Rafał Sadoch z DM mBanku zaznacza, że czwartkowej sesji złoty "zdecydowanie nie może zaliczyć do udanych, gdyż osłabił się wobec wszystkich głównych walut". Zaznacza zarazem, że "zmienność mieściła się jednak w obserwowanym w ostatnich dniach zakresie".
Przez USA
- W dniu dzisiejszym złoty w największym stopniu osłabił się wobec amerykańskiej waluty, która zyskuje na wartości wraz z tym, jak rynek w coraz większym stopniu wycenia marcową podwyżkę stóp procentowych w USA, co ma związek i z jastrzębimi komentarzami ze strony przedstawicieli amerykańskiej Rezerwy Federalnej i danymi makroekonomicznymi wskazującymi na poprawiającą się aktywność gospodarczą - komentuje analityk mBanku.

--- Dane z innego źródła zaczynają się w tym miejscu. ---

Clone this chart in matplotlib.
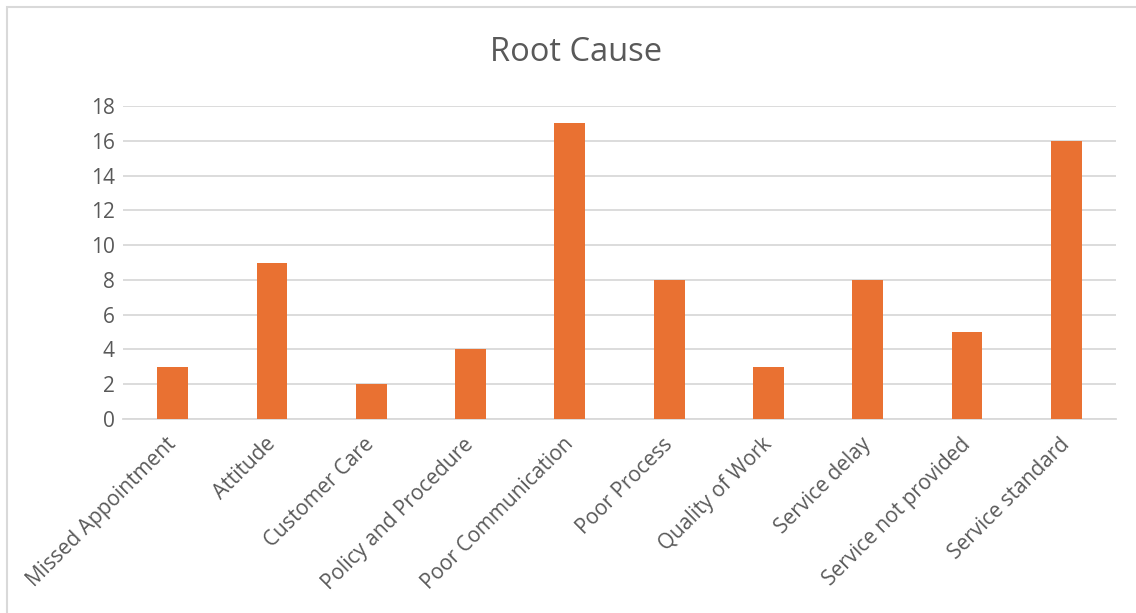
import matplotlib.pyplot as plt
from matplotlib.patches import Rectangle

categories = ["Missed Appointment", "Attitude", "Customer Care", "Policy and Procedure",
              "Poor Communication", "Poor Process", "Quality of Work", "Service delay",
              "Service not provided", "Service standard"]
counts = [3, 9, 2, 4, 17, 8, 3, 8, 5, 16]
y_ticks = [0, 2, 4, 6, 8, 10, 12, 14, 16, 18]

plt.rcParams['font.family'] = ['Open Sans', 'DejaVu Sans']
text_grey = '#595959'
grid_grey = '#D9D9D9'

fig = plt.figure(figsize=(11.36, 6.13), dpi=100)
ax = fig.add_axes([0.1083, 0.3165, 0.8741, 0.5105])

x = range(len(categories))
ax.bar(x, counts, width=0.31, color='#E97132', zorder=3)

ax.set_xlim(-0.5, len(categories) - 0.5)
ax.set_ylim(0, 18)
ax.set_yticks(y_ticks)
ax.set_yticklabels([str(v) for v in y_ticks], fontsize=15, color=text_grey)
ax.set_xticks(list(x))
ax.set_xticklabels(categories, rotation=45, ha='right', va='center', rotation_mode='anchor',
                   fontsize=15, color=text_grey)
ax.tick_params(axis='both', length=0)
ax.tick_params(axis='y', pad=6)
ax.tick_params(axis='x', pad=16)

ax.grid(axis='y', color=grid_grey, linewidth=1.3, zorder=0)
for side in ['top', 'right', 'left']:
    ax.spines[side].set_visible(False)
ax.spines['bottom'].set_color(grid_grey)
ax.spines['bottom'].set_linewidth(1.3)

fig.text(0.507, 0.915, "Root Cause", ha='center', va='center', fontsize=23.5, color=text_grey)

# chart border (only left and top edges fall inside the canvas)
fig.patches.append(Rectangle((7 / 1136, -0.1), 1.2, 1.1 - 7 / 613,
                             transform=fig.transFigure, fill=False,
                             edgecolor=grid_grey, linewidth=1.5))

fig.savefig('out.png', dpi=100)
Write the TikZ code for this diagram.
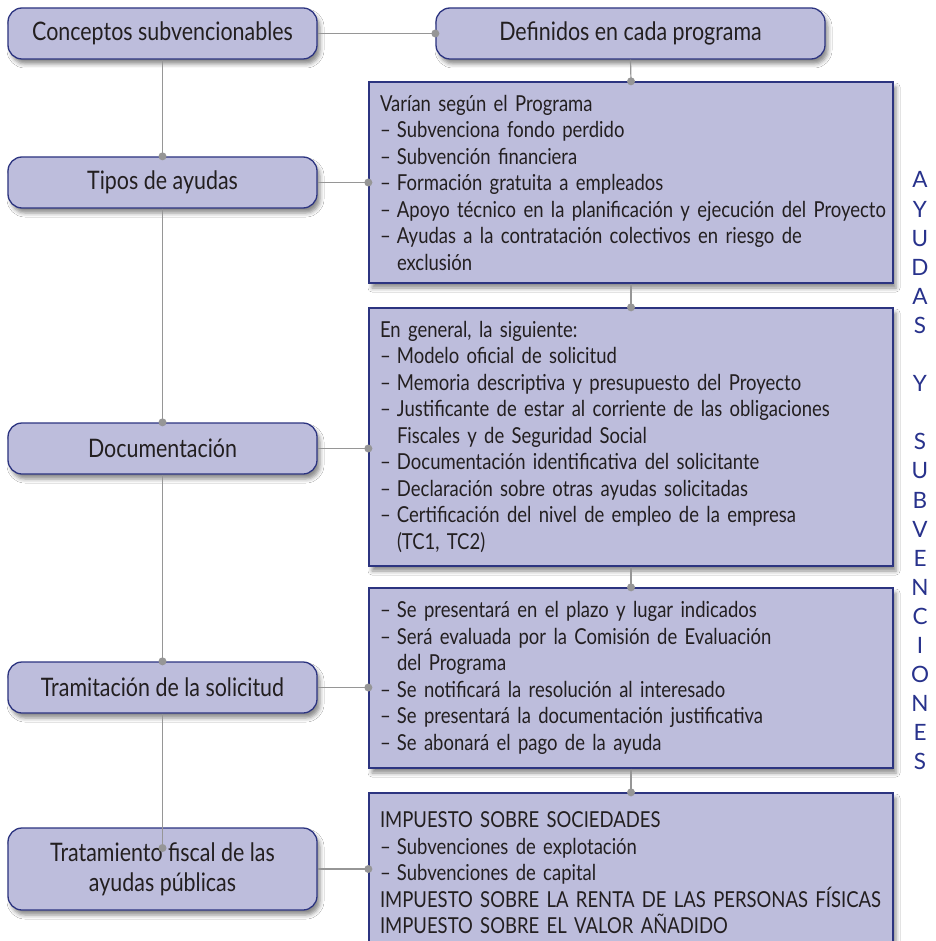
\documentclass[tikz,border=0pt]{standalone}
\usepackage{fontspec}
\setmainfont[FakeStretch=0.84]{Lato}
\newfontfamily\sidefont{Lato}
\usetikzlibrary{shadows.blur}
\definecolor{boxfill}{RGB}{189,189,220}
\definecolor{boxline}{RGB}{44,52,128}
\definecolor{conngray}{RGB}{150,150,150}
\definecolor{txt}{RGB}{35,31,32}
\definecolor{sidecol}{RGB}{40,50,140}
\newcommand\lstitm[1]{\mbox{\makebox[17pt][l]{–}#1}}
\newcommand\lstctn[1]{\hspace*{17pt}#1}
\begin{document}
\begin{tikzpicture}[x=1pt,y=-1pt,
 shadowed/.style={blur shadow={shadow xshift=3pt,shadow yshift=-5pt,shadow blur radius=4pt,shadow opacity=45}},
 leftbox/.style={draw=boxline, line width=1.3pt, fill=boxfill, rounded corners=14pt, minimum width=309pt, minimum height=51pt, inner sep=0pt, font=\fontsize{25.5}{30}\selectfont, text=txt, align=center, shadowed},
 listbox/.style={draw=boxline, line width=1.3pt, fill=boxfill, minimum width=524pt, text width=502pt, inner xsep=11pt, inner ysep=0pt, align=left, font=\fontsize{22}{26.5}\selectfont, text=txt, shadowed},
 conn/.style={draw=conngray, line width=1.2pt},
 dotst/.style={fill=conngray},
 sideletters/.style={text=sidecol, font=\sidefont\fontsize{22.5}{29.1}\selectfont, align=center, inner sep=0pt}]
\clip (0,0) rectangle (935,941);
\fill[white] (0,0) rectangle (935,941);
% left column
\node[leftbox] (cs) at (162.5,33.5) {Conceptos subvencionables};
\node[leftbox] (ta) at (162.5,182.5) {Tipos de ayudas};
\node[leftbox] (doc) at (162.5,448.5) {Documentación};
\node[leftbox] (tram) at (162.5,687.5) {Tramitación de la solicitud};
\node[leftbox, minimum height=82pt] (trat) at (162.5,869) {Tratamiento fiscal de las\\ayudas públicas};
% right column
\node[leftbox, minimum width=389pt] (def) at (630.5,33.5) {Definidos en cada programa};
\node[listbox, minimum height=201pt] (b1) at (631,182.5) {Varían según el Programa\\
\lstitm{Subvenciona fondo perdido}\\
\lstitm{Subvención financiera}\\
\lstitm{Formación gratuita a empleados}\\
\lstitm{Apoyo técnico en la planificación y ejecución del Proyecto}\\
\lstitm{Ayudas a la contratación colectivos en riesgo de}\\
\lstctn{exclusión}};
\node[listbox, minimum height=258pt] (b2) at (631,437) {En general, la siguiente:\\
\lstitm{Modelo oficial de solicitud}\\
\lstitm{Memoria descriptiva y presupuesto del Proyecto}\\
\lstitm{Justificante de estar al corriente de las obligaciones}\\
\lstctn{Fiscales y de Seguridad Social}\\
\lstitm{Documentación identificativa del solicitante}\\
\lstitm{Declaración sobre otras ayudas solicitadas}\\
\lstitm{Certificación del nivel de empleo de la empresa}\\
\lstctn{(TC1, TC2)}};
\node[listbox, minimum height=180pt] (b3) at (631,678) {\lstitm{Se presentará en el plazo y lugar indicados}\\
\lstitm{Será evaluada por la Comisión de Evaluación}\\
\lstctn{del Programa}\\
\lstitm{Se notificará la resolución al interesado}\\
\lstitm{Se presentará la documentación justificativa}\\
\lstitm{Se abonará el pago de la ayuda}};
\node[listbox, minimum height=160pt] (b4) at (631,873) {IMPUESTO SOBRE SOCIEDADES\\
\lstitm{Subvenciones de explotación}\\
\lstitm{Subvenciones de capital}\\
IMPUESTO SOBRE LA RENTA DE LAS PERSONAS FÍSICAS\\
IMPUESTO SOBRE EL VALOR AÑADIDO};
% side letters
\node[sideletters] (side) at (920,471) {A\\Y\\U\\D\\A\\S\\\mbox{}\\Y\\\mbox{}\\S\\U\\B\\V\\E\\N\\C\\I\\O\\N\\E\\S};
% connectors
\coordinate (tratdot) at (162.5,848);
\draw[conn] (cs.east) -- (def.west);
\fill[dotst] (def.west) circle[radius=4];
\draw[conn] (def.south) -- (b1.north);
\fill[dotst] (b1.north) circle[radius=4];
\draw[conn] (b1.south) -- (b2.north);
\fill[dotst] (b2.north) circle[radius=4];
\draw[conn] (b2.south) -- (b3.north);
\fill[dotst] (b3.north) circle[radius=4];
\draw[conn] (b3.south) -- (b4.north);
\fill[dotst] (b4.north) circle[radius=4];
\draw[conn] (cs.south) -- (ta.north);
\fill[dotst] (ta.north) circle[radius=4];
\draw[conn] (ta.south) -- (doc.north);
\fill[dotst] (doc.north) circle[radius=4];
\draw[conn] (doc.south) -- (tram.north);
\fill[dotst] (tram.north) circle[radius=4];
\draw[conn] (tram.south) -- (tratdot);
\fill[dotst] (tratdot) circle[radius=4];
\draw[conn] (ta.east) -- (b1.west |- ta.east);
\fill[dotst] (b1.west |- ta.east) circle[radius=4];
\draw[conn] (doc.east) -- (b2.west |- doc.east);
\fill[dotst] (b2.west |- doc.east) circle[radius=4];
\draw[conn] (tram.east) -- (b3.west |- tram.east);
\fill[dotst] (b3.west |- tram.east) circle[radius=4];
\draw[conn] (trat.east) -- (b4.west |- trat.east);
\fill[dotst] (b4.west |- trat.east) circle[radius=4];
\end{tikzpicture}
\end{document}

Dodaje, że para USD/PLN "stopniowo dobija do poziomu 4.10 i niewykluczone, że w ciągu najbliższych dwóch tygodni będzie zmierzać w kierunku 4.15, co oznaczałoby wybicie z dotychczasowej konsolidacji". - W przypadku notowań EUR/PLN powinniśmy mieć jednak w dalszym ciągu do czynienia ze stabilizację w zakresie 4.28-4.32 - przewiduje.
Korekta
Także Konrad Ryczko z DM BOŚ podkreśla, że w czwartek "obserwowaliśmy bardzo dynamiczne skorygowanie wczorajszego umocnienia". - Nad ranem wydawało się, iż PLN odda po prostu część wczorajszych wzrostów tymczasem PLN wyraźnie tracił (ponad 0,5 proc.), zarówno wobec EUR, CHF jak i GBP - zaznacza.
Dodaje, że uwaga rynków skupia się na kwestii polityki monetarnej w USA i prawdopodobnej podwyżce stóp już w marcu. M.in. dlatego "umocnienie USD na szerokim rynku dodatkowo podbiło dynamikę wzrostu USD/PLN do blisko 0,9 proc.".